Prayer must be scheduled, modeled, and normalized. It is not an add-on but a posture. Jesus’ words remain true: apart from Him, we can do nothing. Churches shaped by prayer cultivate humility, expectancy, and resilience.
So, let me ask you how calloused your knees are? How much time is scheduled and blocked out to seek the Lord on behalf of your church and city?
8. Sustainability Requires a Hobby
One of the best things you can do for your soul, family and church is to find a life giving hobby. Planters need hobbies, recreation, and rhythms that restore joy. Leaders who never disengage from ministry rarely remain effective long-term.
Planters fall into the trap that being accessible to everyone 24/7 is being effective.
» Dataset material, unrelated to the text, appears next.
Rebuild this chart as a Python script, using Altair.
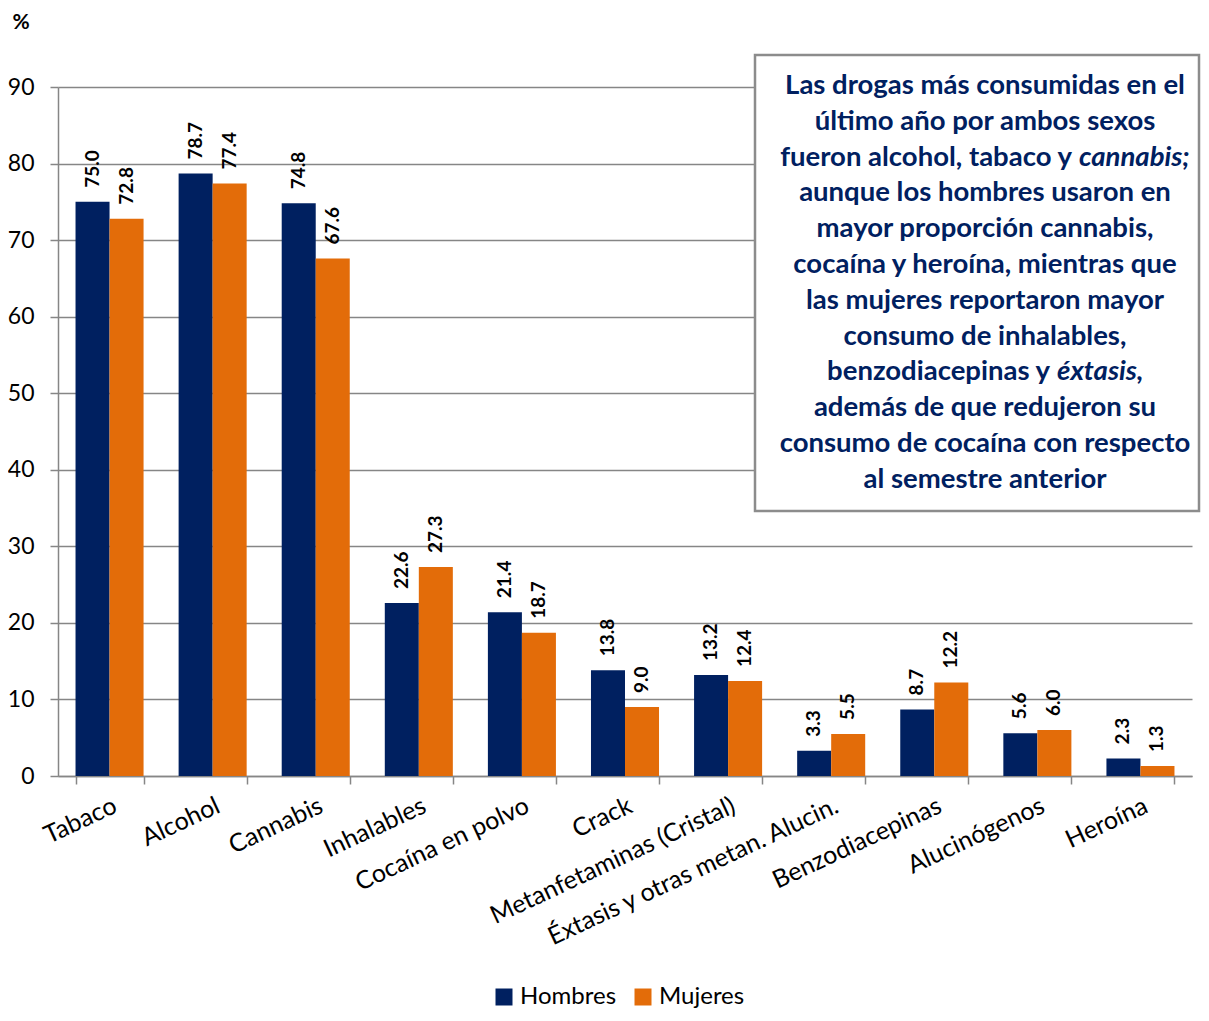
import altair as alt
import pandas as pd

categories = ["Tabaco", "Alcohol", "Cannabis", "Inhalables", "Cocaína en polvo", "Crack",
              "Metanfetaminas (Cristal)", "Éxtasis y otras metan. Alucin.", "Benzodiacepinas",
              "Alucinógenos", "Heroína"]
hombres = [75.0, 78.7, 74.8, 22.6, 21.4, 13.8, 13.2, 3.3, 8.7, 5.6, 2.3]
mujeres = [72.8, 77.4, 67.6, 27.3, 18.7, 9.0, 12.4, 5.5, 12.2, 6.0, 1.3]
series = ["Hombres", "Mujeres"]
colors = ["#002060", "#E36C09"]
y_ticks = [0, 10, 20, 30, 40, 50, 60, 70, 80, 90]

note_lines = [
    "Las drogas más consumidas en el",
    "último año por ambos sexos",
    None,
    "aunque los hombres usaron en",
    "mayor proporción cannabis,",
    "cocaína y heroína, mientras que",
    "las mujeres reportaron mayor",
    "consumo de inhalables,",
    None,
    "además de que redujeron su",
    "consumo de cocaína con respecto",
    "al semestre anterior",
]
mixed_lines = {
    2: ("fueron alcohol, tabaco y", "cannabis;"),
    8: ("benzodiacepinas y", "éxtasis,"),
}

rows = []
for c, h, m in zip(categories, hombres, mujeres):
    rows.append({"cat": c, "sexo": series[0], "valor": h})
    rows.append({"cat": c, "sexo": series[1], "valor": m})
df = pd.DataFrame(rows)

W, H = 1134, 689
FONT = "Lato"
GRAY = "#868686"
NOTE_COLOR = "#002060"
NOTE_SIZE = 27.5

x_enc = alt.X("cat:N", sort=categories, title=None,
              scale=alt.Scale(paddingInner=0.34, paddingOuter=0.17),
              axis=alt.Axis(labelAngle=-25, labelAlign="right", labelBaseline="top",
                            labelFont=FONT, labelFontSize=25, labelColor="black",
                            labelPadding=9, labelLimit=500, tickBand="extent",
                            tickSize=8, tickColor=GRAY, tickWidth=1.5,
                            domainColor=GRAY, domainWidth=1.5))
y_enc = alt.Y("valor:Q", scale=alt.Scale(domain=[0, 90], nice=False),
              axis=alt.Axis(values=y_ticks, title="%", titleAngle=0, titleX=-46, titleY=-65,
                            titleAlign="left", titleBaseline="middle", titleFont=FONT,
                            titleFontSize=21, titleFontWeight="bold", titleColor="black",
                            labelFont=FONT, labelFontSize=23, labelColor="black",
                            labelPadding=16, tickSize=8, tickColor=GRAY, tickWidth=1.5,
                            grid=True, gridColor=GRAY, gridWidth=1.3,
                            domainColor=GRAY, domainWidth=1.5))
xoff = alt.XOffset("sexo:N", sort=series, scale=alt.Scale(paddingInner=0, paddingOuter=0))

base = alt.Chart(df)
bars = base.mark_bar().encode(
    x=x_enc, xOffset=xoff, y=y_enc,
    color=alt.Color("sexo:N", scale=alt.Scale(domain=series, range=colors),
                    legend=alt.Legend(title=None, orient="none", legendX=434, legendY=898,
                                      direction="horizontal", symbolType="square",
                                      symbolSize=289, symbolStrokeWidth=0,
                                      labelFont=FONT, labelFontSize=24, labelColor="black",
                                      columnPadding=14, labelOffset=4)),
)
labels = base.mark_text(angle=270, align="left", baseline="middle", dx=14, font=FONT,
                        fontSize=19, fontWeight="bold", color="black").encode(
    x=x_enc, xOffset=xoff, y=y_enc, text=alt.Text("valor:Q", format=".1f"))

one = alt.Data(values=[{}])
box = alt.Chart(one).mark_rect(fill="white", stroke="#8c8c8c", strokeWidth=2.5).encode(
    x=alt.value(697), x2=alt.value(1141), y=alt.value(-32), y2=alt.value(424))

texts = []
cx = 927
for i, line in enumerate(note_lines):
    yy = -1 + 35.8 * i
    if line is not None:
        texts.append(alt.Chart(one).mark_text(text=line, font=FONT, fontSize=NOTE_SIZE,
                                              fontWeight="bold", color=NOTE_COLOR,
                                              align="center", baseline="middle")
                     .encode(x=alt.value(cx), y=alt.value(yy)))
    else:
        left, ital = mixed_lines[i]
        split = 1014 if i == 2 else 992
        texts.append(alt.Chart(one).mark_text(text=left, font=FONT, fontSize=NOTE_SIZE,
                                              fontWeight="bold", color=NOTE_COLOR,
                                              align="right", baseline="middle")
                     .encode(x=alt.value(split), y=alt.value(yy)))
        texts.append(alt.Chart(one).mark_text(text=ital, font=FONT, fontSize=NOTE_SIZE,
                                              fontWeight="bold", fontStyle="italic",
                                              color=NOTE_COLOR, align="left", baseline="middle")
                     .encode(x=alt.value(split + 7), y=alt.value(yy)))

chart = alt.layer(bars, labels, box, *texts).properties(
    width=W, height=H,
    autosize=alt.AutoSizeParams(type="none"),
    padding={"left": 50, "top": 79, "right": 9, "bottom": 236},
).configure_view(stroke=None)

chart.save("out.html", embed_options={"renderer": "svg", "actions": False})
If you aren’t scheduling time for a hobby you’ll slowly drift into burn out and frustration. Sustainable ministry flows from healthy leaders who know when to say yes—and when to say no. So, we are giving you permission to say “yes” to a hobby not as an escape but a place to have fun and enjoy the life God has given you.
9. Time is Your Friend
Churches cannot be rushed into maturity. Most “overnight success stories” are decades in the making. Early-stage churches must resist the pressure to offer everything immediately.
It is appropriate—and necessary—to say, “We’d love to do that, but we can’t yet.” Leadership structures, ministries, and systems need time to develop. Appointing leaders too quickly often creates problems that take years to undo.
Act and embrace the age of your church, don’t wish it away. The early days will be some of your favorite memories my friend.
10. Recover A Holy Grit
Church planting requires courage. In recent years, many leaders have grown cautious, hesitant to take risks. Faith and grit are not opposites—they belong together.
Faith often feels like standing at the edge of uncertainty, unsure whether obedience looks bold or foolish. Scripture reminds us that God builds His church. Our role is faithfulness. We hope to see more planters rediscover a holy grit that works hard, prays hard, but rest well in the sovereignty of God. We don’t want busy nor lazy planters, we want focused and disciplined planters that find the sweet spot of grit and faith.